*Day 17* – we were allowed a lie in this morning and didn’t head out into the wind until after breakfast. We are now on the Antarctic Peninsula and our first excursion was a zodiac cruise around Enterprise Island in Wilhelmina Bay in hope of seeing the wreck of the Guvernoren.

The ice charts for 2012 show that this winter has had the most ice ever – more even than when Shackleton was here so we were surprised to get as far south.

The bay was very full of huge chucks of ice which the captain weaved through to find a good anchorage, as we loaded into the zodiacs the weather closed in with heavy snow coating us. The ship could just be made out in the murky mist as we explored icescape, bergs of every hue of blue with beautifully sculpted faces. There were a number of crabeater seals hauled out on the ice which looked up nonchalantly then hunkered down as the winds picked up. The snow swirled around us and the ship found the ice was closing in around it so the captain hauled anchor and the zodiacs chased her in comical fashion. After an hour or so we called off the zodiac cruise, the ice was just thickening too much, but that is to be expected being the first cruise ship down this season – we are testing the ice as it were.

In the afternoon we reached Cuverville Island in the Errera Channel where the narrow channel concentrates the ice bergs and we had to slalom our way through them, having left the ship in a howling gale the bergs gave us shelter and a very spectacular landing. There were large Gentoo Penguin colonies at either end of the landing beach and the left hand colony appeared to have decide to decamp to right. A penguin parade streamed past us, a comical sight as they waddled towards us then streamed on by, some stopped for a quick inspection of the brightly clad new “colony” while others just bumbled on by. Fortunately there were a couple of breaks which allowed us to cross the “highway” to go off and explore.

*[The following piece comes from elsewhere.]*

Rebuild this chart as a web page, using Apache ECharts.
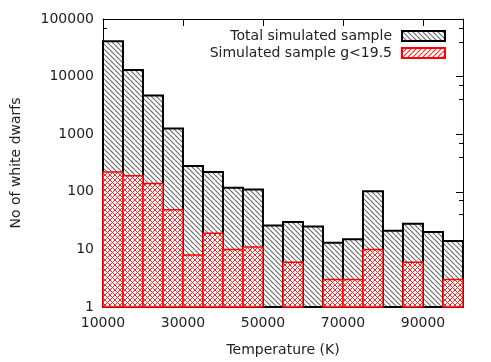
<!DOCTYPE html>
<html>
<head>
<meta charset="utf-8">
<script src="https://cdn.jsdelivr.net/npm/echarts@6/dist/echarts.min.js"></script>
<style>
  html, body { margin: 0; padding: 0; background: #fff; }
  #chart { width: 491px; height: 362px; }
</style>
</head>
<body>
<div id="chart"></div>
<script>
// temperature bins (lower edge, K), each 5000 K wide
const binStarts = [10000, 15000, 20000, 25000, 30000, 35000, 40000, 45000, 50000,
  55000, 60000, 65000, 70000, 75000, 80000, 85000, 90000, 95000]
const binWidth = 5000
const totalCounts = [41000, 13000, 4700, 1260, 280, 220, 118, 110, 26,
  30, 25, 13, 15, 102, 21, 28, 20, 14]
const brightCounts = [220, 190, 140, 49, 8, 19, 10, 11, 0,
  6, 0, 3, 3, 10, 0, 6, 0, 3]
const seriesNames = ['Total simulated sample', 'Simulated sample g<19.5']

function hatch(color, dirs, size, width) {
  const c = document.createElement('canvas')
  c.width = size
  c.height = size
  const ctx = c.getContext('2d')
  ctx.fillStyle = '#fff'
  ctx.fillRect(0, 0, size, size)
  ctx.strokeStyle = color
  ctx.lineWidth = width
  ctx.beginPath()
  for (const k of [-size, 0, size]) {
    if (dirs.indexOf('\\') >= 0) {
      ctx.moveTo(k, 0)
      ctx.lineTo(k + size, size)
    }
    if (dirs.indexOf('/') >= 0) {
      ctx.moveTo(k + size, 0)
      ctx.lineTo(k, size)
    }
  }
  ctx.stroke()
  return { image: c, repeat: 'repeat' }
}

const blackHatch = hatch('#666', '\\', 5, 1.1)
const redCross = hatch('#f22', '\\/', 5, 1)
const redLegend = hatch('#f22', '/', 5, 1.1)

function makeData(counts) {
  const out = []
  binStarts.forEach((x, i) => {
    if (counts[i] > 0) out.push([x, counts[i]])
  })
  return out
}

function barRenderer(fill, stroke, lw) {
  return function(params, api) {
    const x0 = api.value(0)
    const p1 = api.coord([x0, api.value(1)])
    const p2 = api.coord([x0 + binWidth, 1])
    return {
      type: 'rect',
      shape: { x: p1[0], y: p1[1], width: p2[0] - p1[0], height: p2[1] - p1[1] },
      style: { fill: fill, stroke: stroke, lineWidth: lw }
    }
  }
}

const chart = echarts.init(document.getElementById('chart'))
const textColor = '#222'
const font = 'DejaVu Sans'
const plain = v => String(v)

chart.setOption({
  animation: false,
  backgroundColor: '#fff',
  grid: { left: 103, right: 28, top: 19, bottom: 55 },
  legend: {
    orient: 'vertical',
    align: 'right',
    right: 40,
    top: 24,
    itemWidth: 43,
    itemHeight: 10,
    itemGap: 3,
    selectedMode: false,
    icon: 'rect',
    textStyle: { fontFamily: font, fontSize: 14, color: textColor, padding: [0, 5, 0, 0] },
    data: seriesNames
  },
  xAxis: [
    {
      type: 'value',
      min: 10000,
      max: 100000,
      interval: 20000,
      name: 'Temperature (K)',
      nameLocation: 'middle',
      nameGap: 36,
      nameTextStyle: { fontFamily: font, fontSize: 14, color: textColor },
      axisLine: { lineStyle: { color: '#000', width: 1 } },
      axisTick: { inside: true, length: 7, lineStyle: { color: '#000' } },
      axisLabel: { fontFamily: font, fontSize: 14, color: textColor, margin: 9, formatter: plain },
      splitLine: { show: false }
    },
    {
      type: 'value',
      position: 'top',
      min: 10000,
      max: 100000,
      interval: 20000,
      axisLine: { lineStyle: { color: '#000', width: 1 } },
      axisTick: { inside: true, length: 7, lineStyle: { color: '#000' } },
      axisLabel: { show: false },
      splitLine: { show: false }
    }
  ],
  yAxis: [
    {
      type: 'log',
      logBase: 10,
      min: 1,
      max: 100000,
      name: 'No of white dwarfs',
      nameLocation: 'middle',
      nameGap: 80,
      nameTextStyle: { fontFamily: font, fontSize: 14, color: textColor },
      axisLine: { show: true, lineStyle: { color: '#000', width: 1 } },
      axisTick: { inside: true, length: 7, lineStyle: { color: '#000' } },
      minorTick: { show: true, splitNumber: 3, length: 4, lineStyle: { color: '#000' } },
      axisLabel: { fontFamily: font, fontSize: 14, color: textColor, margin: 9, formatter: plain },
      splitLine: { show: false }
    },
    {
      type: 'log',
      logBase: 10,
      min: 1,
      max: 100000,
      position: 'right',
      axisLine: { show: true, lineStyle: { color: '#000', width: 1 } },
      axisTick: { inside: true, length: 7, lineStyle: { color: '#000' } },
      minorTick: { show: true, splitNumber: 3, length: 4, lineStyle: { color: '#000' } },
      axisLabel: { show: false },
      splitLine: { show: false }
    }
  ],
  series: [
    {
      name: seriesNames[0],
      type: 'custom',
      xAxisIndex: 0,
      yAxisIndex: 0,
      itemStyle: { color: blackHatch, borderColor: '#000', borderWidth: 2 },
      renderItem: barRenderer(blackHatch, '#000', 2),
      encode: { x: 0, y: 1 },
      data: makeData(totalCounts),
      z: 2
    },
    {
      name: seriesNames[1],
      type: 'custom',
      xAxisIndex: 0,
      yAxisIndex: 0,
      itemStyle: { color: redLegend, borderColor: '#f00', borderWidth: 1.5 },
      renderItem: barRenderer(redCross, '#f00', 1.5),
      encode: { x: 0, y: 1 },
      data: makeData(brightCounts),
      z: 3
    }
  ]
})
</script>
</body>
</html>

A steep climb rewarded us with views into the ice choked bay with penguins in all directions – many of which had made the same steep climb. There was lots of displaying between pairs and quite a few squabbles along with some mating. The winds whipped up the snow into whirling dervishes and penguins and people alike turned their backs to the wind hoping for a little relief. The sun was shining on the surrounding glaciers so the wild weather just added to the atmosphere. At the other end of the beach two Crabeater seals were hauled out, much higher up than we would expect to see them. With one of the prolonged gusts they decided to come even higher, they moved quicker than expected and much closer than the 5 meter rule which saw us all backing off in a hurry. The three hours rushed by and we are now back on board and heading to Paradise Harbour for our evening adventure. The ice in tonight’s drinks was collected this morning, I am sure it will make the drinks taste even better!